Through some contacts Eleanor had (she's connected online with some of the participants and sees some others while they shop at Wegmans), we got in touch with the owners of the cafe.  Romola was the contact we'd been given, who we'd seen in the cafe, but we were to meet her and her boyfriend Rino in a more traditional Italian place they also run closer to home.

As they say in the old country, Mama Mia! They brought antipasto. They brought pizza. They brought vino.  We talked. We laughed our fool heads off. We start running it the Wednesday after Thanksgiving.  "Running it" basically consists of showing up a bit before 8 with a spiral notebook, taking down the names of the poets who want to read, and then introducing and thanking each before and after their five-minute slots.

There's some logistical stuff to be worked out (for one thing, neither of the owners has the password to the cafe's Facebook page), but it's going to be a learning and growing experience for both of us. 

As opposed to the "learning" experience I had today, which can only be summed up in one word:

----

* Borrrrrr-ingggggg.

One biennial birthday observance of mine is having to re-up my law license. They make you do your certifications, paperwork and payment within 30 days of your alternate birthdays.  The most common impediment for most lawyers I know, including me in many years, is getting the required continuing ed credits in before you turn in the paperwork.  We're required to do 24 credit hours every two years, with four of them required to be on legal ethics and, new this time!, at least one of them (only for the older farts) has to be in the area of diversity and inclusiveness in the profession. Oddly, I'm fine with all of that this time round: I teach, which gives you stupid extra credit for prep time, and I knocked off the ethics hours between my own seminars and the ones the seminar company comps me for as "payment" for my melodious voice and corny jokes.  (The diversity was covered in a one-off lunchtime deal I attended over the summer.) The vouchers are good for a year from when they send them, and my 2018 presentation's comp voucher was about to expire, so a few weeks ago, I picked a daylong Friday program on the rules of evidence with a focus on how to (and more importantly, how NOT to) dig dirt on potential witnesses from their social media pages.  That was today.

It seemed like a good idea at the time. What I didn't know at the time was (a) I was going to be sick, (b) one of the presenters was also sick (quite possibly with the same evil thing I had) and (c) one of the other presenters got called into court and didn't even show up.  So the good news was we got out a little early. The bad news is, the two presenters who were there each had to go way longer than either expected, they duplicated a lot of each others' material, and had me generally searching for bamboo shoots to ram under my fingernails just to distract me from my own malaise and the general gloomery of their presentations.

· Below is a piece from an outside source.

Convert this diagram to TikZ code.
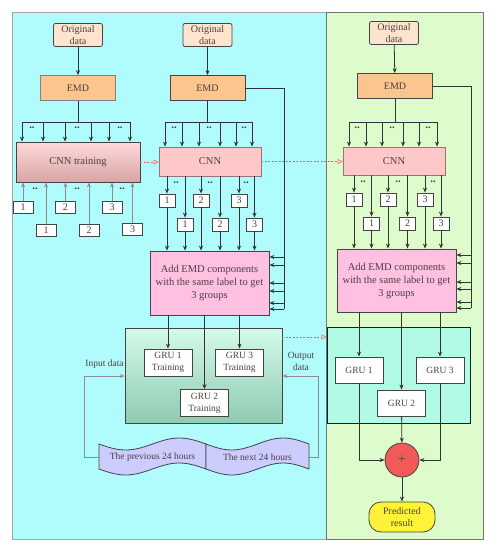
\documentclass[tikz,border=0pt]{standalone}
\usepackage{fontspec}
\setmainfont{Liberation Serif}
\usetikzlibrary{arrows.meta,calc}
\definecolor{cyanbg}{HTML}{B0FCFC}
\definecolor{greenbg}{HTML}{DEFCCB}
\definecolor{origfill}{HTML}{FDE4CE}
\definecolor{emdfill}{HTML}{FCC58E}
\definecolor{cnntop}{HTML}{FFDADA}
\definecolor{cnnbot}{HTML}{D9A4A4}
\definecolor{cnnfill}{HTML}{FFC8C8}
\definecolor{addfill}{HTML}{FFC0E2}
\definecolor{gtop}{HTML}{D4FAEA}
\definecolor{gbot}{HTML}{8ECBB0}
\definecolor{tealfill}{HTML}{B0FAE6}
\definecolor{sumfill}{HTML}{F25A5A}
\definecolor{predfill}{HTML}{FFF33A}
\definecolor{wavefill}{HTML}{CCCCFF}
\definecolor{arrline}{HTML}{333333}
\definecolor{gline}{HTML}{8C8C8C}
\definecolor{txt}{HTML}{4D4040}
\definecolor{boxline}{HTML}{444444}
\definecolor{reddash}{HTML}{FF5A5A}
\tikzset{
  box/.style={draw=boxline, line width=0.8pt, inner sep=0pt, align=center, text=txt},
  orig/.style={box, rounded corners=2pt, fill=origfill, minimum width=49pt, minimum height=23pt, font=\fontsize{10}{12.5}\selectfont},
  emdbox/.style={box, fill=emdfill, minimum width=75pt, minimum height=25pt},
  cnnbox/.style={box, fill=cnnfill, draw=cnnbot!70!black, minimum width=102pt, minimum height=29pt, font=\fontsize{10.5}{12}\selectfont},
  addbox/.style={box, fill=addfill, minimum width=119pt, minimum height=64pt, font=\fontsize{10.5}{13}\selectfont},
  num/.style={box, fill=white, minimum width=16pt, minimum height=13pt, font=\fontsize{10}{10}\selectfont},
  lnum/.style={num, minimum width=20pt, minimum height=12pt},
  grubox/.style={box, fill=white, minimum width=48pt, minimum height=27pt, font=\fontsize{9.5}{12}\selectfont},
  dots/.style={inner sep=0pt, text=txt, font=\fontsize{11}{11}\bfseries},
  lab/.style={inner sep=0pt, text=txt, align=center, font=\fontsize{9.5}{12}\selectfont},
  plain/.style={draw=arrline, line width=0.8pt},
  arr/.style={plain, -{Stealth[length=5pt,width=4pt]}},
  garr/.style={draw=gline, line width=0.8pt, -{Stealth[length=5pt,width=4pt]}},
  redd/.style={draw=reddash, line width=0.6pt, dash pattern=on 2pt off 1.5pt, -{Triangle[open,length=5pt,width=5pt]}},
  wave/.style={draw=boxline, line width=0.8pt, fill=wavefill}
}
\begin{document}
\begin{tikzpicture}[x=1pt,y=-1pt]
\useasboundingbox (0,0) rectangle (495,550);
% panels
\filldraw[fill=cyanbg, draw=gray!70, line width=1pt] (12,12) rectangle (326,539);
\filldraw[fill=greenbg, draw=gray!90!black, line width=1pt] (326,12) rectangle (483,539);

% ================= LEFT COLUMN =================
\node[orig] (o1) at (78,35) {Original\\data};
\node[emdbox, draw=gray] (e1) at (78,88) {EMD};
\node[box, minimum width=124pt, minimum height=40pt, top color=cnntop, bottom color=cnnbot, font=\fontsize{10.5}{12}\selectfont] (cnnt) at (78,162) {CNN training};
\draw[arr] (o1) -- (e1);
\draw[plain] (e1.south) -- (e1.south |- 0,122);
\draw[plain] (22,122) -- (130,122);
\foreach \x in {22,43,65,91,109,130} \draw[arr] (\x,122) -- (\x,0 |- cnnt.north);
\foreach \x/\n in {32/a,77/b,120/c} \node[dots] (d1\n) at (\x,128) {..};
\node[lnum] (u1) at (23,207) {1};
\node[lnum] (u2) at (65.5,207) {2};
\node[lnum] (u3) at (112,207) {3};
\node[lnum] (l1) at (46,230) {1};
\node[lnum] (l2) at (89,230) {2};
\node[lnum] (l3) at (132.5,229) {3};
\foreach \b in {u1,u2,u3,l1,l2,l3} \draw[garr] (\b) -- (\b |- cnnt.south);
\foreach \x/\n in {35/a,77/b,122/c} \node[dots] (d2\n) at (\x,189) {..};

% ================= MIDDLE COLUMN =================
\node[orig] (o2) at (207.5,35) {Original\\data};
\node[emdbox] (e2) at (207.5,88) {EMD};
\node[cnnbox] (c2) at (210,161.5) {CNN};
\draw[arr] (o2) -- (e2);
\draw[plain] (e2.south) -- (e2.south |- 0,122);
\draw[plain] (165,122) -- (252,122);
\foreach \x in {165,182,199,220,236,252} \draw[arr] (\x,122) -- (\x,0 |- c2.north);
\foreach \x/\n in {174/a,209/b,244/c} \node[dots] (d3\n) at (\x,128) {..};
\node[num] (m1u) at (167,200.5) {1};
\node[num] (m2u) at (201,200.5) {2};
\node[num] (m3u) at (239,200.5) {3};
\node[num] (m1l) at (185,224.5) {1};
\node[num] (m2l) at (220,224.5) {2};
\node[num] (m3l) at (254.5,224.5) {3};
\foreach \x/\n in {176/a,210/b,246/c} \node[dots] (d4\n) at (\x,183) {..};
\node[addbox] (a2) at (209.5,283) {Add EMD components\\with the same label to get\\3 groups};
\foreach \b in {m1u,m2u,m3u,m1l,m2l,m3l} {
  \draw[arr] (c2.south -| \b) -- (\b);
  \draw[arr] (\b) -- (\b |- a2.north);
}
\coordinate (b2) at (284,88);
\draw[plain] (e2.east) -- (b2) -- (284,309);
\foreach \y in {257,265,283,291,303,309} \draw[arr] (284,\y) -- (a2.east |- 0,\y);

% GRU training area
\node[box, top color=gtop, bottom color=gbot, minimum width=157pt, minimum height=95pt] (g2) at (203.5,375.5) {};
\node[grubox] (g21) at (168,362.5) {GRU 1\\Training};
\node[grubox] (g23) at (239.5,362.5) {GRU 3\\Training};
\node[grubox] (g22) at (204.5,403) {GRU 2\\Training};
\draw[arr] (a2.south -| g21) -- (g21);
\draw[arr] (a2.south -| g23) -- (g23);
\draw[arr] (a2.south -| g22) -- (g22);

% wave (input / output data)
\draw[wave] (99,444) sin (125.75,450) cos (152.5,444) sin (179.25,438) cos (206,444)
  -- (206,469) sin (179.25,463) cos (152.5,469) sin (125.75,475) cos (99,469) -- cycle;
\draw[wave] (206,444) sin (231.75,450) cos (257.5,444) sin (283.25,438) cos (309,444)
  -- (309,469) sin (283.25,463) cos (257.5,469) sin (231.75,475) cos (206,469) -- cycle;
\node[lab] (w1) at (152.5,457) {The previous 24 hours};
\node[lab] (w2) at (257.5,457) {The next 24 hours};
\coordinate (wl) at (99,457);
\coordinate (wr) at (309,457);
\draw[garr] (wl) -- (84,457) -- (84,376) -- (g2.west |- 0,376);
\draw[garr] (wr) -- (318,457) -- (318,376) -- (g2.east |- 0,376);
\node[lab] (inl) at (104.5,364) {Input data};
\node[lab] (outl) at (301,361) {Output\\data};

% ================= RIGHT COLUMN =================
\node[orig] (o3) at (394,33) {Original\\data};
\node[emdbox] (e3) at (395,86) {EMD};
\node[cnnbox, minimum height=28pt] (c3) at (394,161) {CNN};
\draw[arr] (o3) -- (e3);
\draw[plain] (e3.south) -- (e3.south |- 0,122);
\draw[plain] (349,122) -- (437,122);
\foreach \x in {349,366,382,403,419,437} \draw[arr] (\x,122) -- (\x,0 |- c3.north);
\foreach \x/\n in {357/a,392/b,428/c} \node[dots] (d5\n) at (\x,128) {..};
\node[num] (r1u) at (354,199.5) {1};
\node[num] (r2u) at (388,199.5) {2};
\node[num] (r3u) at (425,199.5) {3};
\node[num] (r1l) at (371.5,223.5) {1};
\node[num] (r2l) at (407.5,223.5) {2};
\node[num] (r3l) at (441,223.5) {3};
\foreach \x/\n in {363/a,398/b,433/c} \node[dots] (d6\n) at (\x,182) {..};
\node[addbox, minimum height=63pt] (a3) at (396.5,280.5) {Add EMD components\\with the same label to get\\3 groups};
\foreach \b in {r1u,r2u,r3u,r1l,r2l,r3l} {
  \draw[arr] (c3.south -| \b) -- (\b);
  \draw[arr] (\b) -- (\b |- a3.north);
}
\coordinate (b3) at (471,86);
\draw[plain] (e3.east) -- (b3) -- (471,308);
\foreach \y in {255,263,282,289,302,308} \draw[arr] (471,\y) -- (a3.east |- 0,\y);

\node[box, fill=tealfill, draw=black!70!teal, minimum width=143pt, minimum height=96pt] (t3) at (398.5,375) {};
\node[grubox, minimum height=26pt] (r31) at (359,370) {GRU 1};
\node[grubox, minimum height=26pt] (r33) at (440,370) {GRU 3};
\node[grubox, minimum height=26pt] (r32) at (401.5,403) {GRU 2};
\draw[arr] (a3.south -| r31) -- (r31);
\draw[arr] (a3.south -| r33) -- (r33);
\draw[arr] (a3.south -| r32) -- (r32);
\node[circle, draw=boxline, line width=0.8pt, fill=sumfill, minimum size=34pt, inner sep=0pt, text=txt, font=\fontsize{14}{14}\selectfont] (sum) at (402,460) {+};
\node[box, fill=predfill, rounded corners=12pt, minimum width=66pt, minimum height=30pt, font=\fontsize{10}{12.5}\selectfont] (pred) at (402,517) {Predicted\\result};
\draw[arr] (r31) -- (r31 |- sum) -- (sum);
\draw[arr] (r33) -- (r33 |- sum) -- (sum);
\draw[arr] (r32) -- (sum);
\draw[arr] (sum) -- (pred);

% red dashed links
\draw[redd] (cnnt.east) -- (cnnt.east -| c2.west);
\draw[redd] (c2.east) -- (c2.east -| c3.west);
\draw[redd] (g2.east |- 0,337) -- (t3.west |- 0,337);
\end{tikzpicture}
\end{document}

Not sure if I will get 5, 6 or 7 hours of credit for all of that, but almost all of it counts towards the next reporting cycle not due until my birthday in 2021, I have another comp voucher for the seminar I did for them a few months ago, and I KNOW now to pick something more interesting. Like How to Bury Dead Bodies and Not Get Caught or something. Gotta be some diversity credit in THAT.

----

And finally,

*Who?

Right.

So often, music gets me through the more troubling of days.  I ended this day of sick and seminar by going to Wegmans, forgetting my phone for the trip and finding nothing other than commercials and Impeachapalooza on my usual go-to radio stations. So oot of the blue, I hit a little-used preset on the car stereo which took me to Canada, and a CBC Radio 2 programme playing a bunch of covers by k.d. lang of songs by other legendary Canadians. When I tuned in, they were just getting to her rendition of a Leonard Cohen song. A song he turned in for his 1984 album "Various Positions;" it was rejected by his label, and when Rolling Stone reviewed its eventual release, they didn't even mention this particular song:
 



But that was today. I ended my workday Monday with a longer than usual drive home through back roads, and for most of my cough-a-minute foray through Orleans County. I was listening to an interview on NPR's World Cafe with Pete Townshend, the heart and soul of The Who.  It's available in both text and audio here, and worth every minute. He and Roger are about to release the band's first album of new music in years, titled simply, Who (there's a track from it during the interview, which they did not play when they I saw them in Buffalo back in May); he's written his first novel, which is planned for adaptation into a new rock opera and multimedia presentation; and for a 74 year old, it's still pretty clear that he never did "get old" before he hopes to die.

At least he doesn't have to attend seminars in order to retain his rock star godness.